Que vaudront ces législatives si véritablement les candidats de Yewwi Askan Wi sont écartés de la compétition ? Le Sénégal est-il en train de saborder son processus démocratique pour assouvir les ambitions personnelles d’un président qui voudrait s’éterniser au pouvoir ? Au fond, que cache ce branle-bas inquiétant à la veille des législatives ? Le pays de la Téranga aurait pu au moins nous épargner d’un tel spectacle au regard de son exemplarité en matière de démocratie. Si rien n’est fait pour trouver un compromis dans un bref délai, il est évident que ces élections législatives vont écorner sérieusement l’image de la démocratie sénégalaise. A tout le moins une crise post-électorale pourrait survenir.
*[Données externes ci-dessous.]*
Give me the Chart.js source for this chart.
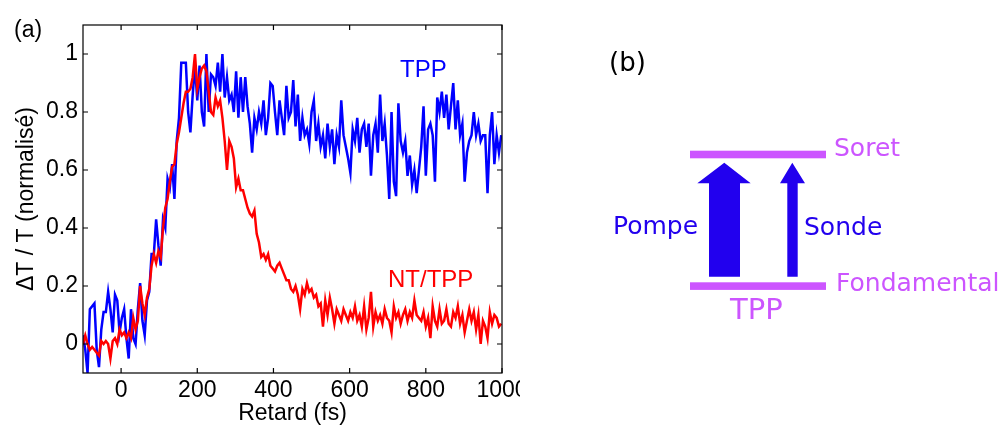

Autant prévenir le mal que le laisser s’installer pour venir après jouer les pompiers. La démocratie sénégalaise mérite mieux que ce qui est en train de se tramer en cette veille électorale.

L’invalidation de la liste de la coalition de l’opposition n’est rien d’autre qu’une exclusion orchestrée de toutes pièces des challengers sérieux et encombrants pour la majorité. Avec quelle plus-value pour la démocratie sénégalaise ? Absolument rien si ce n’est un recul patent. La démocratie doit sa vitalité en ce qu’elle favorise le commerce du débat contradictoire. Elle ne saurait être le règne de l’unanimisme ou de la pensée unique. Ses règles ne sauraient non plus être arrimées à des considérations partisanes au détriment de l’intérêt général. L’on ose espérer que le Président Macky Sall, qui est d’ailleurs le président en exercice de l’Union africaine, saura jouer le bon arbitre pour éviter une crise post-électorale à son pays. Comme il vient de montrer récemment son attachement à la paix en allant jouer le médiateur à Sotchi auprès de Vladimir Poutine qui a envahi l’Ukraine, il saura certainement siffler la fin de la cacophonie en cette veille électorale dans son pays. Pour l’honneur de la démocratie sénégalaise, le jeu en vaut la chandelle.